July 2013: New research relationship for The Invisible College 

03/07/2013

A new collaborative project called Landscaped Estates of the 1800s: Designs on the Future will involve a temporary ‘twinning’ of a project based on Sheringham Park, Norfolk, with The Invisible College’s focus the Kilmahew Estate in Cardross, Scotland.

The University of Nottingham and The National Trust of England have been running a similar project to The Invisible College (partnership with NVA and Glasgow & Edinburgh Universities) that researches environmental change using Sheringham Park as its site. Both research teams have been independently researching the geography and history of estates created as designed landscapes during the 1800s.

At Sheringham, they have been collecting on-going estate histories of environmental change and the landscape’s changing scenography which has been shared in a public exhibition. At Kilmahew, a range of site-specific participatory events have enabled the local community and the academic team to connect environmental change in the past with projected plans for the near-future of the abandoned estate.

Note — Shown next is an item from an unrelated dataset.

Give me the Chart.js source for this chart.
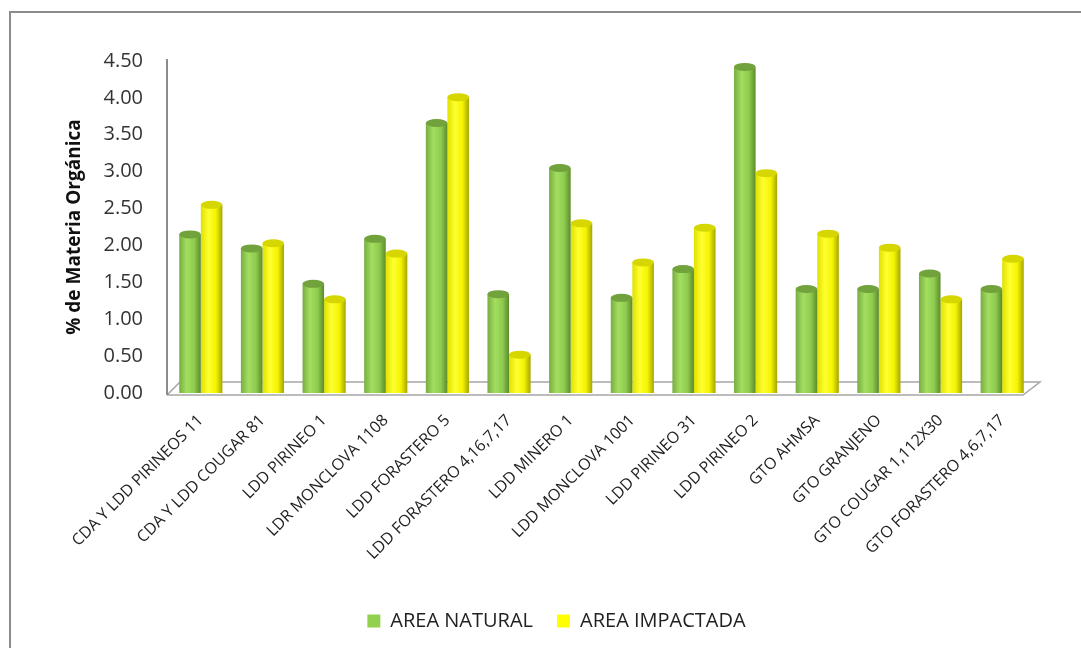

The two projects have come together to identify common and contrasting areas of the work already done at both sites. The University-led research teams will collaborate, critically reflect and compare their findings.

The Kilmahew and Sheringham estates have much in common. They are both relatively small, they raise issues of species management, control and curation, in relation to Rhododendrons for example. Both sites contain ‘ghost’ designs, memory traces, elements of absence and voided landscape and have vestiges of original parkland design which are hidden, exposed, or potentially recoverable.

There are also some crucial differences between the sites and projects, which will make comparisons interesting. Ironically, Sheringham was designed with an understanding that it would eventually be ruined, and yet has been well preserved; Kilmahew was never intended for ruination, but ruination has become its signature feature.